I would tend to agree with those two outlooks for science fiction that depicts earth's future (rather than just using space as a setting for the story: like Star Wars). Either humans are going to come together and make a paradise or people, because of their self-ambitions, are the cause the opposite. In either case they provide us with really good examples of how an author's world view affects what he/she creates.

Bob Waters said...

Dunno. Sci-fi fans, to the extent that we watch TV, can often be divided into Star Trek fans and Babylon 5 fans. I am one of the latter, in no small measure because I think it transcends the two categories you mention.

It belongs to a third vision of the future in which humanity (and whatever other type of corporeal sentience we may encouter out there)is pretty much the same screwed up, flawed bunch of critters we're familiar with today. They struggle and strive- and sometimes overcome. And sometimes not. And sometimes overcoming has a terrible price. And sometimes not overcoming has a terrible price, too.

It's not just the technology that's vastly more true to life in the Babylon 5 universe than in the Star Trek one; it's also its inhabitants. There are "good" people (Sinclair, Sheridan, D'lenn, G'kar) "evil" people (Bester, Reefa)- and one character in particular who seems to me to be unique to the Babylon 5 universe, and in some ways a kind of one-man summary of the show's vision.
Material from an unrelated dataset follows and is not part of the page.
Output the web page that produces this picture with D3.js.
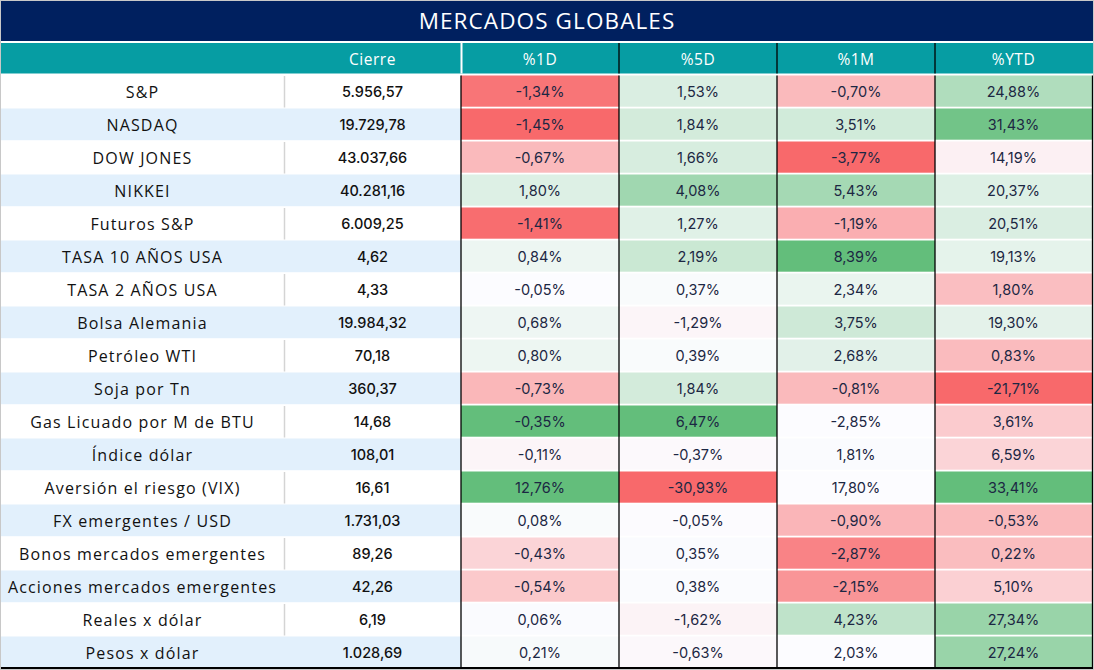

He is an evil man who is slowly transformed into a good one.

I have to admit that early in the series if anybody had told be that Londo was going to turn out to be a Christ figure, I would have told them that they were nuts. But as it turned out, at least in a limited sense that's exactly what he was. In a limited sense, and only at the end. But at the end, he may have been the most admirable character in the series

Through most of the series, this ambitious, vain, flawed, venial, self-seeking character first descended to the depths of becoming an accomplice to genocide, and then slowly was redeemed and transformed through his growing relationship with G'Kar. None of this, of course, means anything to anyone who wasn't a fan of the series, but suffice it to say that the characters- and Londo most of all-
developed, for better or for ill. The development wasn't a statement about the future, except insofar as the future is made up of individuals. When early in the future, a character with
powers of discernment beyond those of our species remarked that of all those present, Londo had the greatest capacity for self-sacrifice. I, for one, laughed. But it turned out that such was precisely the case.

The third option is a universe in which the future and the people in it are neither heavenly nor hellish, neither demonic nor angelic, but simply capable of being redeemed.
It simply suggests that there is hope.